The Yugosphere was simply a way of describing the renewal of thousands of broken bonds across the former state. (Kosovo is a partial exception, for obvious reasons.) It does not mean that the state of Yugoslavia is coming back. Although it is a beneficial development, it is not irreversible.

To a great extent the Yugosphere is an economic and social phenomenon but the idea also has political application. Think of the Benelux countries, which once worked together intensely before much of their co-operation was made redundant by the European Union. Some may think that the dysfunctions of the former Yugoslavia will make co-operation impossible. Fair enough. But here is a cold observation, intended not to offend but to put things in perspective. Imagine Europe as a city. The region of the former Yugoslavia is a poor but peripheral suburb, with some nice streets and others controlled by gangsters, whether real or dressed up as politicians. The city as a whole is in trouble. The richer districts are furious with the spendthrifts from the municipality of Greece. There are migrants from poorer cities like Tunisia and Afghanistan sleeping in the park and demanding money. Europe has two options. It can mobilise its natural and comparative advantages, such as common culture, history, markets and so on. Or it can wither, watch its population age and its best and brightest flee to places with brighter prospects. The same applies, on a smaller scale, to the former Yugoslavia.

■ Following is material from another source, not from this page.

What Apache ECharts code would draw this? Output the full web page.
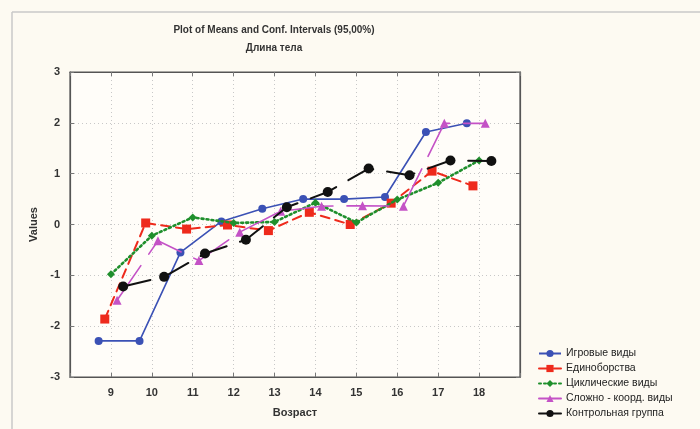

Call it the Yugosphere, call it the “region”, the “zone”, the Adriatic or whatever. No one outside the area cares. In fact, given everything else that is going on in the world few people outside the Balkans care about the region at all. Look at the Yugosphere. Disastrous demographics, low productivity, comparatively poor infrastructure, suffering from a long-term decline in education standards. And a combined population barely the size of Shanghai. In a world like this more co-operation is surely in everyone's interests.